The Times said that Kasowitz' other main clients are also raising eyebrows. They include, "Sberbank, the largest state-owned bank in Russia, which was sanctioned by the Obama administration, and Oleg Deripaska, the Russian tycoon who is close to President Vladimir V. Putin and had business dealings with Paul Manafort, once Mr. Trump’s campaign chairman."
The advice to White House employees not to get their own lawyers is directly at odds to other presidential administrations' responses to legal jeopardy. This week, Vanity Fair's Abigail Tracy wrote an essay titled "Why Everyone in the West Wing Will Need to Lawyer Up," which explained in detail why "(o)perating in a White House under investigation is fraught with peril....The greatest risk aides face is being accused of obstruction of justice or perjury."
When witnesses are called before multiple investigators and face questioning from multiple prosecutors, grand juries and Congressional committees and must repeat the same stories over and over, they are exposed to increasing legal jeopardy.
“Multiple appearances are a prescription for difficulty because every time you are asked to tell the same story, the risk is that you will tell it differently . . . and that’s a trap for perjury and false statements,” one D.C. defense lawyer told Tracy. “You have to have somebody prepare you, you have to have somebody monitor to make sure that you are testifying truthfully each time you are asked . . . you have to be ready to make sure that you are being consistent.”
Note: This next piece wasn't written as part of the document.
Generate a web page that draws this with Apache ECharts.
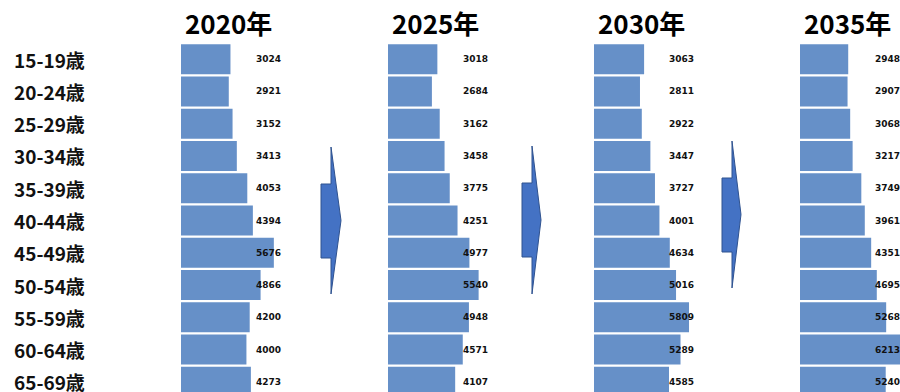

Kasowitz represented Trump in the Trump University fraud case, in which a judge ordered Trump to pay $25 million in settlements to students who enrolled in his series of seminars. The New York attorney has threatened to sue an number of individuals who have made less-than-flattering comments about Trump, but in many cases failed to follow through with legal proceedings.
Last week, Kasowitz threatened to file a complaint with the Office of the Inspector General (OIG) about ousted FBI Director James Comey's heavily damning testimony regarding the president. The Trump team has yet to follow through, but critics say this only nudges the White House closer to an obstruction charge if they appear to be intimidating a witness. This could potentially undermine whatever line of defense the OLC is preparing and expose the president and his aides to further legal peril.